ABC and BSBO have challenged the Camp Perry project before, issuing an intent to sue notice in 2014 that brought it to a temporary halt. ANG agreed to stop the process until it had gone through the proper procedures, but built a foundation for the proposed wind turbine (at the cost of $200,000 to taxpayers) before it had completed a new Environmental Assessment (EA) or obtained a Biological Opinion (BiOp) from FWS—a violation of the ESA and NEPA.

ANG has now completed an EA and received a BiOp from FWS, but in the view of ABC and BSBO, these assessments are inadequate:

  • Under federal law, NEPA documents must consider reasonable alternatives to wind energy; in this case, distributed solar on the base's already built environment would be one such option. However, an expansion of distributed solar was not considered, according to the EA. The Camp Perry EA only provides two alternatives—build or don't build—which represents a violation of NEPA.
  • The validity of both the Camp Perry EA and BiOp is called into doubt by a new radar study by FWS, which showed that vast numbers of migratory birds and bats move through the area, flying at altitudes that would bring them within the rotor-swept zone of the Camp Perry turbine.
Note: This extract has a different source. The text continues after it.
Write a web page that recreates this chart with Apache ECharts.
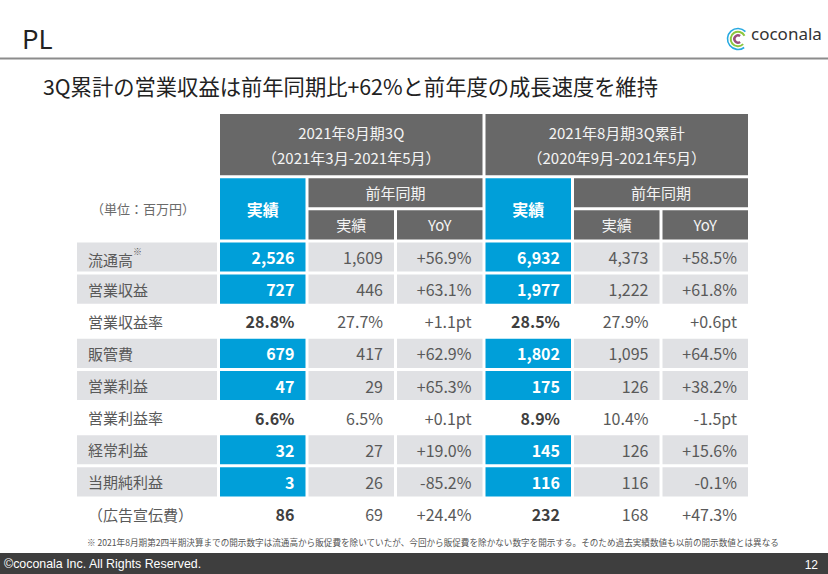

“The ANG's Environmental Assessment and FWS's Biological Opinion were issued just before the FWS's advanced radar study was published. This is highly problematic, especially since the results of this study essentially invalidate both documents,” Hutchins said.

“The fact that the Ohio Air National Guard has gone through the motions and developed a perfunctory Environmental Assessment does nothing to allay our concerns about this turbine, which would be located in one of the worst possible locations for bird and bat conservation—and on public land,” Hutchins added. “Allowing this development to proceed would open the door to yet more wind energy development on the shores of the Great Lakes.”


American Bird Conservancy is the Western Hemisphere's bird conservation specialist—the only organization with a single and steadfast commitment to achieving conservation results for native birds and their habitats throughout the Americas. With a focus on efficiency and working in partnership, we take on the toughest problems facing birds today, innovating and building on sound science to halt extinctions, protect habitats, eliminate threats, and build capacity for bird conservation.

Black Swamp Bird Observatory is a 501(c)(3) not-for-profit whose mission is to inspire the appreciation, enjoyment, and conservation of birds and their habitats through research, education, and outreach.